Money side is like a mini-VC like ecosystem inside a large corp; people on the money side spend the money in whatever ways they need to maintain their little fiefdoms. Additionally, and with their new found power, they'll layer in a bunch of morons to prevent operations people - who's sole job is to eliminate inefficiencies everywhere - from understanding that the money side is basically a giant game.
If the operations people ever fully understood how badly the money people are fucking things up, they'd have leverage to use against the players on the money side and it'd be game over.
It's a way to establish power and extract value out of what would otherwise be a more efficient company or system, since those efficiencies don't benefit you directly. The company might do better but your incentives align in a way to extract value from it. If the customer gets burned, or poor quality products get launched, the feedback mechanism is broken. Consolidating power and crushing the competition is more tangible than anything the business actually does.
Which is why stock compensation was expected to help this, at least in theory.
> It's a way to establish power and extract value out of what would otherwise be a more efficient company or system, since those efficiencies don't benefit you directly. The company might do better but your incentives align in a way to extract value from it
This is a fancy way of saying corruption. Twisting the system to be used for your own ends, be they strategic, or just straight-up cash-in-my-pocket, is corruption.

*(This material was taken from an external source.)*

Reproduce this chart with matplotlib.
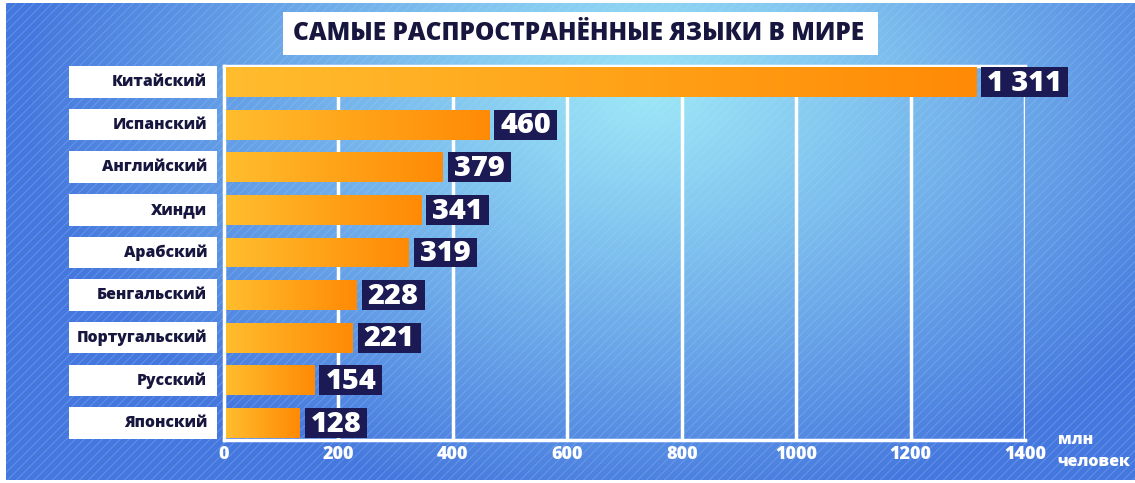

Operations workers can see the daily inefficiencies and profit from them, or inject themselves into processes and decisions in ways that will benefit them. Adding a layer of moron/process/politics slows or halts this bad behavior, at the cost of increased overhead and inefficiency.
If the operations people ever fully understood how badly the money people are fucking things up, they'd have leverage to use against the players on the money side and it'd be game over.